Tutto vero, soprattutto oggi, ma mi si alzano lo stesso le antenne.
Essere genitori è un mestiere? Oppure è uno stato della vita a cui si accede, da cui non ci si licenzia? Mi piace pensarlo di più come una fase della vita che ti richiede un cambiamento, una consapevolezza del ruolo, una responsabilità di fronte a qualcuno che ha bisogno di te, che subirà le conseguenze del tuo fare e del tuo dire, del come e del quanto, del perchè, dei tuoi si e dei tuoi no, delle scelte che farai. I bambini hanno bisogno di adulti. Ed è vero che l'adultità sembra una fase della vita in via di estinzione, siamo tutti preferibilmente ragazzi e giovani. Ed è un bel guaio, bello grosso.
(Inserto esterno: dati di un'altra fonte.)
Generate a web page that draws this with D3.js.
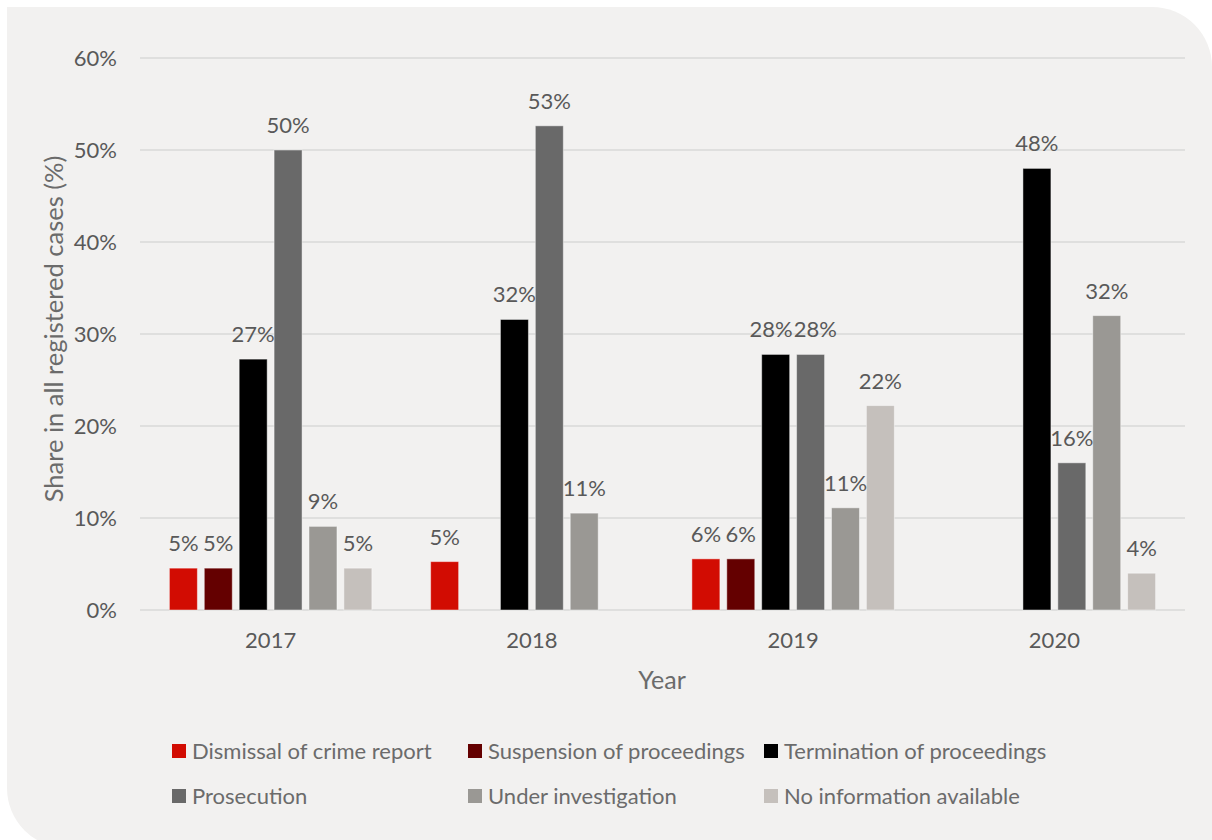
<!DOCTYPE html>
<html>
<head>
<meta charset="utf-8">
<script src="https://cdn.jsdelivr.net/npm/d3@7"></script>
<style>
  html, body { margin: 0; padding: 0; background: #ffffff; }
  svg { display: block; }
  text { font-family: Lato, "Open Sans", sans-serif; fill: #595959; }
</style>
</head>
<body>
<svg id="chart" width="1212" height="840"></svg>
<script>
// Outcome of registered cases per year (share of all registered cases)
const years = ["2017", "2018", "2019", "2020"];
const seriesNames = [
  "Dismissal of crime report",
  "Suspension of proceedings",
  "Termination of proceedings",
  "Prosecution",
  "Under investigation",
  "No information available"
];
const seriesColors = ["#d20c02", "#640000", "#000000", "#696969", "#9a9894", "#c5c0bc"];

// values per series, one entry per year (null = no cases)
const dismissal   = [0.0455, 0.0526, 0.0556, null];
const suspension  = [0.0455, null,   0.0556, null];
const termination = [0.2727, 0.3158, 0.2778, 0.48];
const prosecution = [0.50,   0.5263, 0.2778, 0.16];
const underInvest = [0.0909, 0.1053, 0.1111, 0.32];
const noInfo      = [0.0455, null,   0.2222, 0.04];

const yTicks = [0, 0.1, 0.2, 0.3, 0.4, 0.5, 0.6];

const seriesValues = [dismissal, suspension, termination, prosecution, underInvest, noInfo];

const svg = d3.select("#chart");

// panel background with rounded top-right and bottom-left corners
const R = 60;
svg.append("path")
  .attr("d", `M7,7 H${1212 - R} A${R},${R} 0 0 1 1212,${7 + R} V848 H${7 + R} A${R},${R} 0 0 1 7,${848 - R} Z`)
  .attr("fill", "#f2f1f0");

const plot = { left: 140, right: 1185, top: 58, bottom: 610 };

const y = d3.scaleLinear().domain([0, 0.6]).range([plot.bottom, plot.top]);
const x0 = d3.scaleBand().domain(years).range([plot.left, plot.right])
  .paddingInner(0.225).paddingOuter(0.1125);
const x1 = d3.scaleBand().domain(seriesNames).range([0, x0.bandwidth()])
  .paddingInner(0.198).paddingOuter(0);

// gridlines
svg.append("g")
  .selectAll("line")
  .data(yTicks)
  .join("line")
  .attr("x1", plot.left).attr("x2", plot.right)
  .attr("y1", d => y(d)).attr("y2", d => y(d))
  .attr("stroke", "#d9d9d9").attr("stroke-width", 1.5);

// y axis labels
const yAxis = svg.append("g")
  .attr("transform", `translate(${plot.left},0)`)
  .call(d3.axisLeft(y).tickValues(yTicks).tickFormat(d3.format(".0%")).tickSize(0).tickPadding(23));
yAxis.select(".domain").remove();
yAxis.selectAll("text").attr("font-size", 22).style("fill", "#595959")
  .style("font-family", "Lato, 'Open Sans', sans-serif");

// x axis labels
const xAxis = svg.append("g")
  .attr("transform", `translate(0,${plot.bottom})`)
  .call(d3.axisBottom(x0).tickSize(0).tickPadding(22));
xAxis.select(".domain").remove();
xAxis.selectAll("text").attr("font-size", 22).style("fill", "#595959")
  .style("font-family", "Lato, 'Open Sans', sans-serif");

// bars
const records = [];
years.forEach((yr, yi) => {
  seriesNames.forEach((s, si) => {
    const v = seriesValues[si][yi];
    if (v != null) records.push({ year: yr, series: s, color: seriesColors[si], value: v });
  });
});

svg.append("g")
  .selectAll("rect")
  .data(records)
  .join("rect")
  .attr("x", d => x0(d.year) + x1(d.series))
  .attr("y", d => y(d.value))
  .attr("width", x1.bandwidth())
  .attr("height", d => y(0) - y(d.value))
  .attr("fill", d => d.color)
  .attr("stroke", "rgba(255,255,255,0.45)")
  .attr("stroke-width", 1);

// value labels
const labels = svg.append("g")
  .selectAll("text")
  .data(records)
  .join("text")
  .attr("x", d => x0(d.year) + x1(d.series) + x1.bandwidth() / 2)
  .attr("y", d => y(d.value) - 17)
  .attr("text-anchor", "middle")
  .attr("font-size", 22)
  .text(d => d3.format(".0%")(d.value));

// push apart neighbouring labels at the same height so they just touch
const nodes = labels.nodes();
for (let i = 1; i < nodes.length; i++) {
  const a = nodes[i - 1], b = nodes[i];
  const da = d3.select(a).datum(), db = d3.select(b).datum();
  if (da.year !== db.year || Math.abs(da.value - db.value) > 0.02) continue;
  const ba = a.getBBox(), bb = b.getBBox();
  const overlap = ba.x + ba.width - bb.x;
  if (overlap > 0) {
    const shift = overlap / 2 + 0.5;
    a.setAttribute("x", +a.getAttribute("x") - shift);
    b.setAttribute("x", +b.getAttribute("x") + shift);
  }
}

// axis titles
svg.append("text")
  .attr("transform", `translate(63,${(plot.top + plot.bottom) / 2 - 5}) rotate(-90)`)
  .attr("text-anchor", "middle")
  .attr("font-size", 25.5)
  .style("fill", "#6b6b6b")
  .text("Share in all registered cases (%)");

svg.append("text")
  .attr("x", 662).attr("y", 689)
  .attr("text-anchor", "middle")
  .attr("font-size", 25)
  .style("fill", "#6b6b6b")
  .text("Year");

// legend, three columns by two rows
const legendCols = [172, 468, 764];
const legendRows = [751, 796];
const legend = svg.append("g")
  .selectAll("g")
  .data(seriesNames)
  .join("g")
  .attr("transform", (d, i) => `translate(${legendCols[i % 3]},${legendRows[Math.floor(i / 3)]})`);
legend.append("rect")
  .attr("x", 0).attr("y", -7)
  .attr("width", 14).attr("height", 14)
  .attr("fill", (d, i) => seriesColors[i]);
legend.append("text")
  .attr("x", 20).attr("y", 8)
  .attr("font-size", 22)
  .style("fill", "#6b6b6b")
  .text(d => d);
</script>
</body>
</html>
I bambini hanno bisogno di costruire la propria autonomia, piano piano. Non hanno bisogno di essere solo un investimento, soprattutto non hanno bisogno di essere investiti delle aspettative dei genitori, hanno bisogno di capire quali siano le proprie.
Pensare al rapporto con i bambini come qualcosa di solo e soltanto naturale è improprio, lo sappiamo. Essere un “genitore sufficientemente buono” chiede l'assunzione di responsabilità, chiede di fare un lavoro su noi stessi, chiede tempo per cotruire la relazione, per averne cura, per nutrirla e noi siamo poveri di tempo.
Non voglio criticare queste iniziative, perchè io in quel progetto con i genitori ci avevo creduto, perchè credo che ogni occasione che ci permette di crescere sia una buona occasione, ma sono prudentemente preoccupata, soprattutto in questa fase di disorientamento sociale, culturale ed economico, in un momento in cui gli esperti sono così altamente quotati, a loro affideremmo qualsiasi cosa sicuri che farebbero meglio di altri. Esperti, tecnici...e noi che facciamo? Che ne facciamo della nostra facoltà di guardare, capire, vivere? Che ruolo diamo al nostro saper stare nella quotidianità, alla nostra esperienza, al nostro vissuto? Abdichiamo ad ogni nostro ruolo, ad ogni responsabilità, anche quella verso i nostri figli?